EXERCISE AIM: Please print exactly the lines below, from the start of the material up to and including the line with "None, None, 0.020, 0.025, None, None, 0.020, None]", but none of the pictures.

+++

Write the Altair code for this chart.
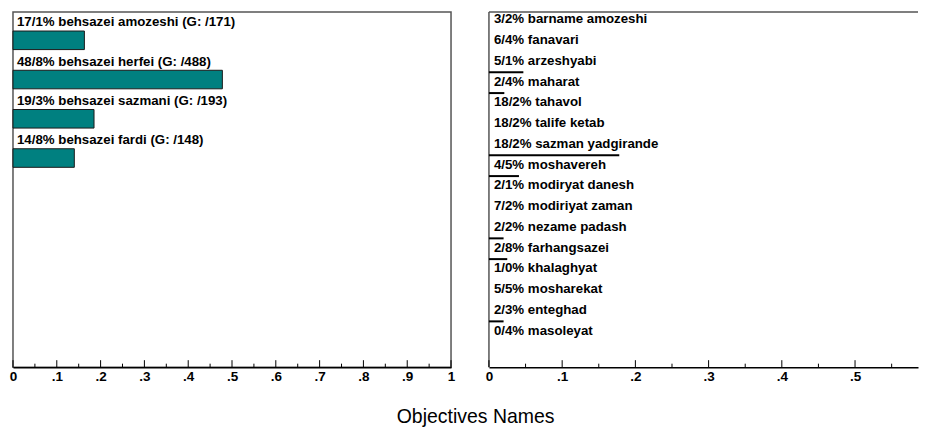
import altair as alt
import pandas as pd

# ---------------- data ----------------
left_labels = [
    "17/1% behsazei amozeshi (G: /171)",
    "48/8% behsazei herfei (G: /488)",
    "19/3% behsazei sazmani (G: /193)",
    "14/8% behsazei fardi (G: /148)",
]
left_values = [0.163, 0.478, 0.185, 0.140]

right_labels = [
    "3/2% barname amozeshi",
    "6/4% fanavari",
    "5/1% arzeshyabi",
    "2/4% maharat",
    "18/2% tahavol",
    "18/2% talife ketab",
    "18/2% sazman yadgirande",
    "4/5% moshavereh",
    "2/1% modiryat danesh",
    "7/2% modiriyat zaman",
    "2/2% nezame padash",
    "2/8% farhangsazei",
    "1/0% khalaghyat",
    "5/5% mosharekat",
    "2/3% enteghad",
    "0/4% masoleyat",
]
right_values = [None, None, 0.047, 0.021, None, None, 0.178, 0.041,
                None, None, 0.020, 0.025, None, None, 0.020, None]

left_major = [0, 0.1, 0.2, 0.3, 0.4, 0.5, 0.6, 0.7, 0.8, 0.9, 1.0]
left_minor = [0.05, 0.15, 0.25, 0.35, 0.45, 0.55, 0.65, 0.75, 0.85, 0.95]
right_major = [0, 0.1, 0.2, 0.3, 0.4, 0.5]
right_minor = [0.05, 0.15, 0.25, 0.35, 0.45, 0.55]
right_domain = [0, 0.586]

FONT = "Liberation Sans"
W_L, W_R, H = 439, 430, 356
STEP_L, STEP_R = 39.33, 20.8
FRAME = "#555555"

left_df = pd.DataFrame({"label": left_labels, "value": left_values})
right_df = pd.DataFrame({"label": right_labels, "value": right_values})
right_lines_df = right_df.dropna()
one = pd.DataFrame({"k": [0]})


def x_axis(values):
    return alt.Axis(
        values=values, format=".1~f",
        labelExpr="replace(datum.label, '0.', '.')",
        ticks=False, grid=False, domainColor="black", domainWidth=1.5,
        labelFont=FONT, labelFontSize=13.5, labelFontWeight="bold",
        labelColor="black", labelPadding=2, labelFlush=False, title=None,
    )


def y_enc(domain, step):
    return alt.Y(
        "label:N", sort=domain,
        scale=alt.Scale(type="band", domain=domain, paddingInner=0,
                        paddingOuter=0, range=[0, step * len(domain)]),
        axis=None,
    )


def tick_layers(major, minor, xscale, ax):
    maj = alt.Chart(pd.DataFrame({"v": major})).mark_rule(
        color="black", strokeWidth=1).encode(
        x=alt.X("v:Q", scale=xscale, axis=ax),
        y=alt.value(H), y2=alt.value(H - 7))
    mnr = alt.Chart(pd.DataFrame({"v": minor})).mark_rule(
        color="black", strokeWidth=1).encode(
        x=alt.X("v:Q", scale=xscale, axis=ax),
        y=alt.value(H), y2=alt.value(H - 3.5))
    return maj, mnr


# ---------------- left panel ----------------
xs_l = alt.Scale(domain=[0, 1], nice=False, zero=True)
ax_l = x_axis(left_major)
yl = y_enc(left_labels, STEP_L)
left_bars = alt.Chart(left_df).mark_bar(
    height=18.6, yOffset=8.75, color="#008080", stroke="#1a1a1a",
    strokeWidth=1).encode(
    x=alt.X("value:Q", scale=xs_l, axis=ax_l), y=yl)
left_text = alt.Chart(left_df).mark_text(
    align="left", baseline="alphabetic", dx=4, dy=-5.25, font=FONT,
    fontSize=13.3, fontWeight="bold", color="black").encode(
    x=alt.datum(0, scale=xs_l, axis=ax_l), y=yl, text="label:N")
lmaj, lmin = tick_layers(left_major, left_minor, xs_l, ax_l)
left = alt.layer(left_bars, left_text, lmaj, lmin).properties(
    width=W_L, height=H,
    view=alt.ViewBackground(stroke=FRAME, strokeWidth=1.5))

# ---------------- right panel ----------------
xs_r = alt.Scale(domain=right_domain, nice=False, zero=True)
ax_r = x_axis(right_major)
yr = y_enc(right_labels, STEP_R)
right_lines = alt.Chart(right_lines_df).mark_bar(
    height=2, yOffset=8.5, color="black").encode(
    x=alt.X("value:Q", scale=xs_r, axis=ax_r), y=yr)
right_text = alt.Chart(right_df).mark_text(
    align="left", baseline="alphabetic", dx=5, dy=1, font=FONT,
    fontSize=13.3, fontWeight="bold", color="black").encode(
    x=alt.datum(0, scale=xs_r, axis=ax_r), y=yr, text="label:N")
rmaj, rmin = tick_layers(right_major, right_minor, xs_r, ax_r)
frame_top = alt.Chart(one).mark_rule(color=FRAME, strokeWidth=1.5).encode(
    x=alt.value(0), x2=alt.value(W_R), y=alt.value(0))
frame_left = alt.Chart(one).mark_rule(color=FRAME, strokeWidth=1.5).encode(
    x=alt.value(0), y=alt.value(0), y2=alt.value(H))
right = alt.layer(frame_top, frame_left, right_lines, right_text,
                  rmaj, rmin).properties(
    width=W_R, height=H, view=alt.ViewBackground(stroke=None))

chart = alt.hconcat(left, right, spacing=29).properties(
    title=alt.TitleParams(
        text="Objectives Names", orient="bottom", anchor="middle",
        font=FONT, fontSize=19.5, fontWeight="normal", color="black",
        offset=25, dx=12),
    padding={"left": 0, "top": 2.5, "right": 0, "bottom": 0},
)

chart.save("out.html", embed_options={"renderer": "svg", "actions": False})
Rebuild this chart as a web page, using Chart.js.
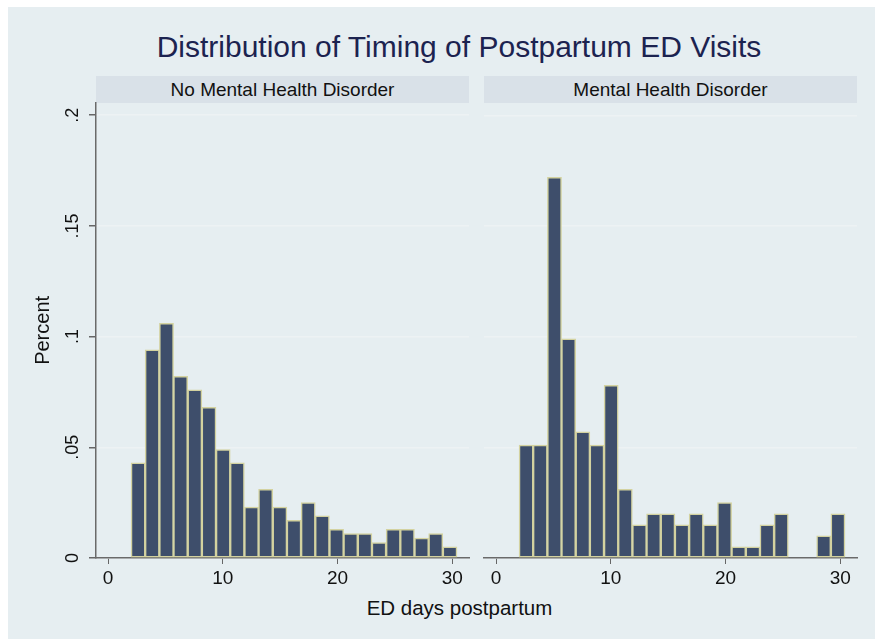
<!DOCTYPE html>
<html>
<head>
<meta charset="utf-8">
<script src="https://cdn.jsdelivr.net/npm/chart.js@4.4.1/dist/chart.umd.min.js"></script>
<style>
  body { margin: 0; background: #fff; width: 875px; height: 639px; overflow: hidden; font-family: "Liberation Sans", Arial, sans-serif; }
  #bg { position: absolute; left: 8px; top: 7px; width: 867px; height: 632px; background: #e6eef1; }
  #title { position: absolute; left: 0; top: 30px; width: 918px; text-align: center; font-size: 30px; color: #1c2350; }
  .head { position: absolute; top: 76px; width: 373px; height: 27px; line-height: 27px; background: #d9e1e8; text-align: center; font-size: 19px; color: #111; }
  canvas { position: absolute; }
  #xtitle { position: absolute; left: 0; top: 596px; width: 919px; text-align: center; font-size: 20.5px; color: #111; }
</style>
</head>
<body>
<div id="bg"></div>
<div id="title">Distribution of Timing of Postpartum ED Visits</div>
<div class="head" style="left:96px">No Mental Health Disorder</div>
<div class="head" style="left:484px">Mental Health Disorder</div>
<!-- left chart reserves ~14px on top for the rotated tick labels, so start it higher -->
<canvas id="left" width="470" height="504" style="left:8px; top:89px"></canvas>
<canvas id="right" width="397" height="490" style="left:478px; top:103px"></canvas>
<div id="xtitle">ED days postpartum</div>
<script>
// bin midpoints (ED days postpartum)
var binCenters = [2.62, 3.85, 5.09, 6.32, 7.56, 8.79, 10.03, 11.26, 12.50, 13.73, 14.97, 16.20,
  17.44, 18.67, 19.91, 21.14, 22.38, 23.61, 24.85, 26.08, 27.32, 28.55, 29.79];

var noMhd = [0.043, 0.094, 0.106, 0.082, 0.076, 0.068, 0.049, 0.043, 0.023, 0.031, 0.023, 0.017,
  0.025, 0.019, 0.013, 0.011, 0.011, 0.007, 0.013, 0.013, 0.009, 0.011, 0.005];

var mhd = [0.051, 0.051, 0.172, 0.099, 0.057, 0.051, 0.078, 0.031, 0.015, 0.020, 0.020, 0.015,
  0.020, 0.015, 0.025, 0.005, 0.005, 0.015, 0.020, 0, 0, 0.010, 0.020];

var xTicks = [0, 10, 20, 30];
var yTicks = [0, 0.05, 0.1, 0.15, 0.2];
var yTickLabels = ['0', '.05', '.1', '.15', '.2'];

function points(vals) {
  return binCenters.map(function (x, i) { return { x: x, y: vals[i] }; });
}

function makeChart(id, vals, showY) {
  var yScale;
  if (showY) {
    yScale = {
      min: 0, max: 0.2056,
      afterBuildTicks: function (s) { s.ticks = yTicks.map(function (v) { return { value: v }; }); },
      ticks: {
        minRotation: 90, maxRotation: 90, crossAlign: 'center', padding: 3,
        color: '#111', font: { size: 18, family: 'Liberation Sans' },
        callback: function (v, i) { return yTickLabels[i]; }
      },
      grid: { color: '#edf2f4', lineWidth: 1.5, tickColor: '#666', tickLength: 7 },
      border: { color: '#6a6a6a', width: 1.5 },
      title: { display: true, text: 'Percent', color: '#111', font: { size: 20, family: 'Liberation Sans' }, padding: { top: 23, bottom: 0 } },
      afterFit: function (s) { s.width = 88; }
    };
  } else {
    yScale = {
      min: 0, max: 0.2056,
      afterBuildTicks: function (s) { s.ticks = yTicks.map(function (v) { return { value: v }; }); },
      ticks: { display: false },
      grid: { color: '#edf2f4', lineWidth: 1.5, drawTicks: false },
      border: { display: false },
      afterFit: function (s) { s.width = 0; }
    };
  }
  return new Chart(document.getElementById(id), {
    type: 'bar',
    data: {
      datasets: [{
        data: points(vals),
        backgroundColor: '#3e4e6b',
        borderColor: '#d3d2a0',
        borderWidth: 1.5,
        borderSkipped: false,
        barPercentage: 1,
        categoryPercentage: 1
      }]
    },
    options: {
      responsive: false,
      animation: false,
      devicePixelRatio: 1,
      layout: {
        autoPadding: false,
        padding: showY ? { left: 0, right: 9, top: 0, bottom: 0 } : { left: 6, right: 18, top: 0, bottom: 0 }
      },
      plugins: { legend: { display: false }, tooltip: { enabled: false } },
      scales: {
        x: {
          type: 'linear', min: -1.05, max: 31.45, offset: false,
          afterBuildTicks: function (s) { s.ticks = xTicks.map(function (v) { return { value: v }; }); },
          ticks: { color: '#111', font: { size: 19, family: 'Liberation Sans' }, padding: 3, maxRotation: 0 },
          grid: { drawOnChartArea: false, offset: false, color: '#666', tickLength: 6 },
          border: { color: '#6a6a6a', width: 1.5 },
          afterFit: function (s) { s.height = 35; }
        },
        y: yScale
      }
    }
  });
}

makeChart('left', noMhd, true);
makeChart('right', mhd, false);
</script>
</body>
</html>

+++

RESULT OF THIS EXERCISE:
Write the Altair code for this chart.
import altair as alt
import pandas as pd

# ---------------- data ----------------
left_labels = [
    "17/1% behsazei amozeshi (G: /171)",
    "48/8% behsazei herfei (G: /488)",
    "19/3% behsazei sazmani (G: /193)",
    "14/8% behsazei fardi (G: /148)",
]
left_values = [0.163, 0.478, 0.185, 0.140]

right_labels = [
    "3/2% barname amozeshi",
    "6/4% fanavari",
    "5/1% arzeshyabi",
    "2/4% maharat",
    "18/2% tahavol",
    "18/2% talife ketab",
    "18/2% sazman yadgirande",
    "4/5% moshavereh",
    "2/1% modiryat danesh",
    "7/2% modiriyat zaman",
    "2/2% nezame padash",
    "2/8% farhangsazei",
    "1/0% khalaghyat",
    "5/5% mosharekat",
    "2/3% enteghad",
    "0/4% masoleyat",
]
right_values = [None, None, 0.047, 0.021, None, None, 0.178, 0.041,
                None, None, 0.020, 0.025, None, None, 0.020, None]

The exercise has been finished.